Plotting code records
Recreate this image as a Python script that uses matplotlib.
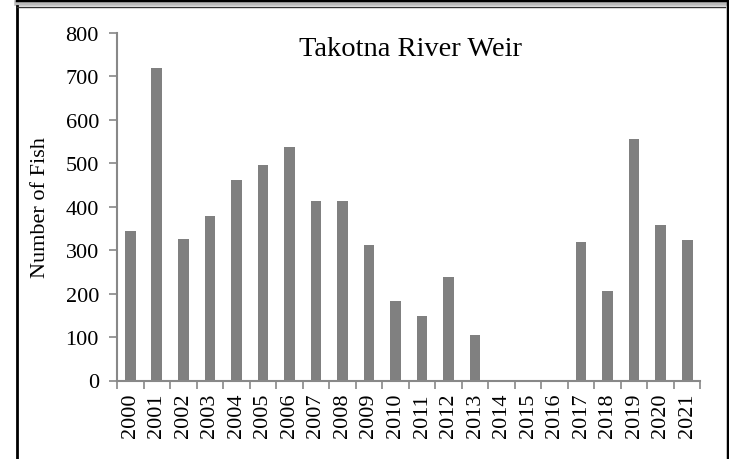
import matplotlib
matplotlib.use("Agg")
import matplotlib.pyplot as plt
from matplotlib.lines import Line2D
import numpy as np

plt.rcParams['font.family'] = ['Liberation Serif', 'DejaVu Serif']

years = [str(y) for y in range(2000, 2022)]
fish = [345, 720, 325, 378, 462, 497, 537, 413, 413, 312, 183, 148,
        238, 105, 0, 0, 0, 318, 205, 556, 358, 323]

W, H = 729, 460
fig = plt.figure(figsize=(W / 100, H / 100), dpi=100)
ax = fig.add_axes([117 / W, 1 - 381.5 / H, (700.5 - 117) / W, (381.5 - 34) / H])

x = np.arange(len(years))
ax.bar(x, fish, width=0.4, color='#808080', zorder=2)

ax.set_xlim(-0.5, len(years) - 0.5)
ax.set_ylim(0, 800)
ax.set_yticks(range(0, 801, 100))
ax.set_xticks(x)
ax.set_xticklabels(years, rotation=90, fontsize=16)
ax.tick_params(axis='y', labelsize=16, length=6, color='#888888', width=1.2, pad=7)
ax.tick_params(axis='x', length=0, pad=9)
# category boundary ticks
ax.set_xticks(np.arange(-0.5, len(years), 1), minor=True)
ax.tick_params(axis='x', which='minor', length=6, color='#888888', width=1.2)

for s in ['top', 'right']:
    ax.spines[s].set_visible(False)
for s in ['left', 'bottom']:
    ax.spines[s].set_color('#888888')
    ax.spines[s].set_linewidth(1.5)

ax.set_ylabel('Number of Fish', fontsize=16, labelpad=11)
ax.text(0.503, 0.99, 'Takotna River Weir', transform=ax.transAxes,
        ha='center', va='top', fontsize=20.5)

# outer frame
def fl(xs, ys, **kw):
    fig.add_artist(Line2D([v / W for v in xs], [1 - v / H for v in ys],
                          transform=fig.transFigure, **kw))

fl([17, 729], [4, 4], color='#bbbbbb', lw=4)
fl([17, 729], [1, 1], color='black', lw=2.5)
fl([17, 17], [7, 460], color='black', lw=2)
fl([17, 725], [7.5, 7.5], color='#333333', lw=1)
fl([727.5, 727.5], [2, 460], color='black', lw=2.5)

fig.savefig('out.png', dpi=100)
--
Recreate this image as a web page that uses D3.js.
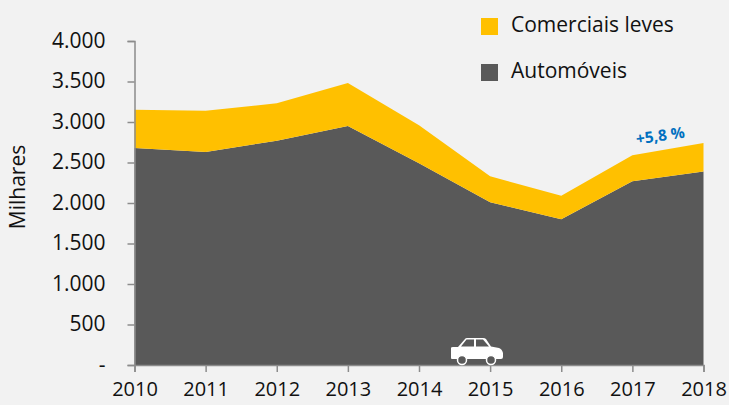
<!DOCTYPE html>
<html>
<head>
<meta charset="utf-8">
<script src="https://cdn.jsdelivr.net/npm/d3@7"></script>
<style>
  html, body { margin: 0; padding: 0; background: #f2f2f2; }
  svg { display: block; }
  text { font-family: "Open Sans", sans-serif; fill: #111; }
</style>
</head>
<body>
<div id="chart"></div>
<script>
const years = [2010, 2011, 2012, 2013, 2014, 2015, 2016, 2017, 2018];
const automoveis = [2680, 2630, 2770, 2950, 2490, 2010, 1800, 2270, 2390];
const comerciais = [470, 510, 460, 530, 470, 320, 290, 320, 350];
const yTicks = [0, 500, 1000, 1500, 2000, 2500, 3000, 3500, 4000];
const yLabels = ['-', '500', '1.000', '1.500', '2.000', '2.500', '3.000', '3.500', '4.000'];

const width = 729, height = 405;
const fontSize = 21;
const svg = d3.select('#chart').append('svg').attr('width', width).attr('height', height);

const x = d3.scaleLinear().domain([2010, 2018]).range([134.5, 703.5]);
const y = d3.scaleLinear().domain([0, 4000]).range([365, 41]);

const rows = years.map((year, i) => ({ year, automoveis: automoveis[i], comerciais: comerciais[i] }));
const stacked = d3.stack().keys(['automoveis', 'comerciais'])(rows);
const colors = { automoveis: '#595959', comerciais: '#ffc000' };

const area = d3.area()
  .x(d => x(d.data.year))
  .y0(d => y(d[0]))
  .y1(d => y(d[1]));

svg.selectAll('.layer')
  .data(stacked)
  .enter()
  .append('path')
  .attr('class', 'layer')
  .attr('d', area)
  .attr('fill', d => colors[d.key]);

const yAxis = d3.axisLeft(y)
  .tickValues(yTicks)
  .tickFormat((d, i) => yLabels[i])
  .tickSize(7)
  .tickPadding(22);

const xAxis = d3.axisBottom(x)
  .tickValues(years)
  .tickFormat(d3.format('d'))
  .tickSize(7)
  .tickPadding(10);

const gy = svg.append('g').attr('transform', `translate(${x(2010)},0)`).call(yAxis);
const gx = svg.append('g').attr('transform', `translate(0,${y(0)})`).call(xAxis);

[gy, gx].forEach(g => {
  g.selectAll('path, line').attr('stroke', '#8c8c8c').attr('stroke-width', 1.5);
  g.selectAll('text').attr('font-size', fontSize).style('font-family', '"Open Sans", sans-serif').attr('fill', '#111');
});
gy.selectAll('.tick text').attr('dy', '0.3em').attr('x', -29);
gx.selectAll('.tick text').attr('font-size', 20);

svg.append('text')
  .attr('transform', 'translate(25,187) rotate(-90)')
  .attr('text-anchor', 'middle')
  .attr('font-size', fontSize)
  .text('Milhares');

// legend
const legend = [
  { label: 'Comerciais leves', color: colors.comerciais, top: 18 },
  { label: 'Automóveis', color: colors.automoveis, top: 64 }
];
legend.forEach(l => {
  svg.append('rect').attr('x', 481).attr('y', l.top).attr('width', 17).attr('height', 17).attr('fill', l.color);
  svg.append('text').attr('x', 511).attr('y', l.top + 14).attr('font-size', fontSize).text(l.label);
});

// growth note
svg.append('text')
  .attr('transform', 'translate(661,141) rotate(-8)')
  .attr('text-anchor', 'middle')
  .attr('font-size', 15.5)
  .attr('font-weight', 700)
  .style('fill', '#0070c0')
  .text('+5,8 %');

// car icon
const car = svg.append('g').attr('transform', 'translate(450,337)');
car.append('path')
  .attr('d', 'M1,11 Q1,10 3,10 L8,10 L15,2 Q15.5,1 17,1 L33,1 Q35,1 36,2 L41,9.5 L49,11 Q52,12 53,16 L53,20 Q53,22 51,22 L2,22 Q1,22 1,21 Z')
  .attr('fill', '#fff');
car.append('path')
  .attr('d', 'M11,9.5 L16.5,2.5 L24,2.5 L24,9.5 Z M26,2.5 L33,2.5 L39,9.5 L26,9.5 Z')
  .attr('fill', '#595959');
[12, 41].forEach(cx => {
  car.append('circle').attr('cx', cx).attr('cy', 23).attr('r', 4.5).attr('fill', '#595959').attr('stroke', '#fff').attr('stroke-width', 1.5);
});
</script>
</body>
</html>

→ GIVEN REQUEST: From the records above, transcribe exactly the lines starting at the one containing "Recreate this image as a Python" and ending at the one containing "plt.rcParams['font.family'] = ['Liberation". Skip the pictures.

→ WRITTEN RESPONSE:
Recreate this image as a Python script that uses matplotlib.
import matplotlib
matplotlib.use("Agg")
import matplotlib.pyplot as plt
from matplotlib.lines import Line2D
import numpy as np

plt.rcParams['font.family'] = ['Liberation Serif', 'DejaVu Serif']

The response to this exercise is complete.